Not many spoilers follow so you can read the description, which explains the downside of being a peeping tom in Sakura Wars: So Long, My Love without worries.


In this role-playing game, set in a fantastical version of New York City (circa 1925), players fight to protect the city from attacks by evil spirits summoned from medieval Japan. The game revolves around the adventures of Shinjiro Taiga, a young military cadet from Japan, and his team of five female "mech" pilots. During the strategic mech battles, players fight opposing enemy robots and demons by using an assortment of blasters, laser whips/chains, and blades. Damage is indicated by mechs breaking apart, hit points floating on screen, and a cascade of shimmering lights—overtly fantastical violence. Stylized animated cutscenes may depict a character getting impaled (in red-and-black silhouette) or a mech getting destroyed by a swinging scythe. During the course of the game, players may hear some profanity (e.g., "sh*t," "bullsh*t," and "b*tch")—a factor for the Teen rating.


[The following provides more in-depth details, relevant factors and reasons for the rating assignment]

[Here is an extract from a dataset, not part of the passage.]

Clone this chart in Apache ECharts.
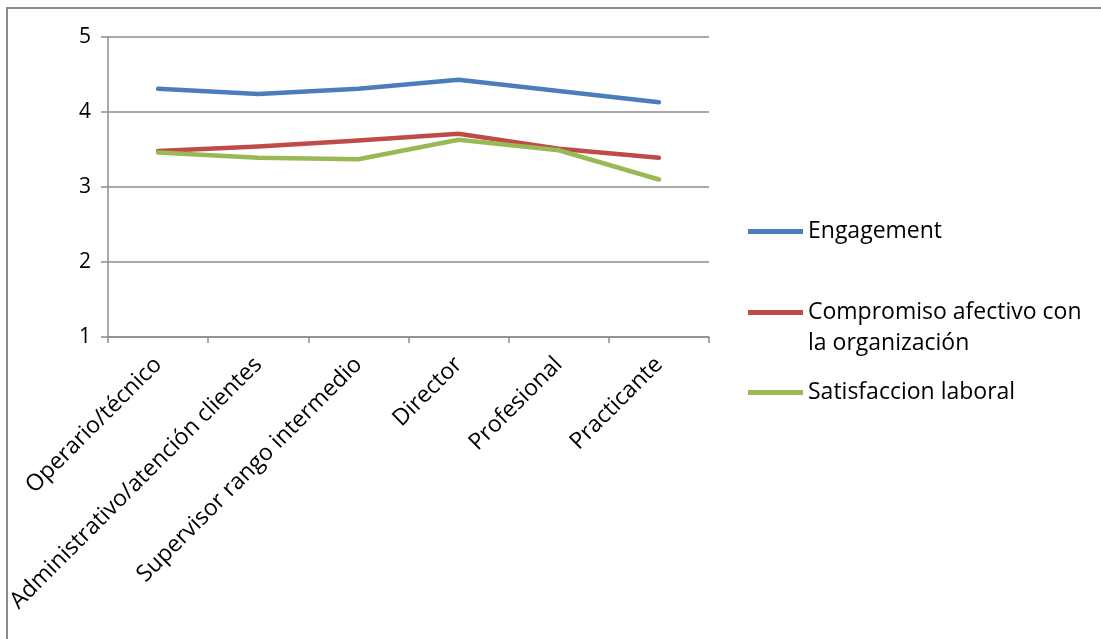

The game also receives a Teen rating for its sexual themes. Bizarre dialogue includes references to the female anatomy and beyond; for example, "You’ve got dynamite knockers," "Isn’t Sis way hotter?," "You got the prettiest butt around," and "I was just patrolling the museum, when the thing started shaking!" Some of these phrases are as random as they sound (uncommon idioms, jolting non sequiturs); other comments have a more direct/directed context: a woman asks players which body part they find most attractive; players move their cursor over the woman’s chest to trigger the response "Well your breasts, of course." Though all visual depictions are minimal (e.g., anime-style still images of fully clothed females), players do have the ability to zoom-in on body parts, snap photos, say things like "Can I touch ’em?," and peek-in on female characters about to remove their shirts. In this last mentioned instance, players face the consequences of their peeping, losing "trust points" with the female mech pilots, receiving a mild rebuke (e.g., "I’m trying to get dressed in here! Scram, would ya?!" and "Get your scrawny a*s outta here before I call the police!").